VR: Lesson - Authentic Latin - Getting Started
Getting Started With Authentic Texts
The passages that you will be reading in this module are divided up based on author. The first two passages, from Suetonius and Eutropius, two historians who wrote in Latin, discuss Augustus in retrospect (they were writing about Augustus many years after his death). The Sight Passage for this module is from the Res Gestae, which is Augustus' own account of his actions. Note the differences in style from the various authors.
Augustus' Legacy
Augustus Caesar was not included in the Real Characters information presented in the previous lesson. Instead, we will use the rest of this module to investigate the facts of his life. Even though this enormously important historical figure only played a small role in Caedes Foedissima, far from a central character, his patronage, influence and presence could still be felt. The focus now is to discuss the legacy of this figure in Roman history, and to do so through the eyes and words of the Romans themselves.
This famous statue, called the Augustus of Prima Porta, shows Augustus as Imperator. His pose is a traditional military stance, and his breastplate includes the god Mars.
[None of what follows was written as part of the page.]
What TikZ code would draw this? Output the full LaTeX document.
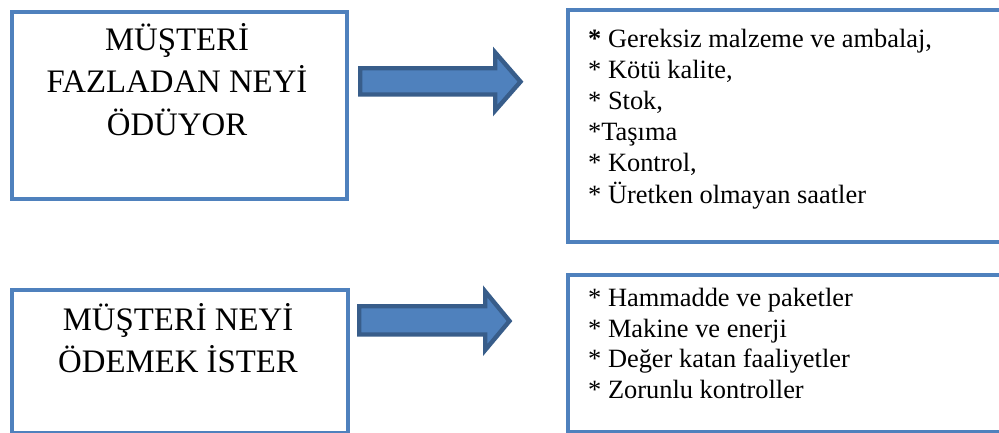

In this lesson, you will encounter two different authors, Suetonius and Eutropius, both writing many years after the death of Augustus, trying to put him into his proper place in history. Suetonius, writing around the start of the 2nd century CE, is already mythologizing and creating a larger-than-life figure. Eutropius, writing much later, in the late 4th century CE, has taken the view of Augustus as a great figure as a given, and discusses only some basic points of interest in his life. As you read through each of these passages, try to gather some concept of what lesson they are teaching and what impact Augustus had on the development of the Roman Empire.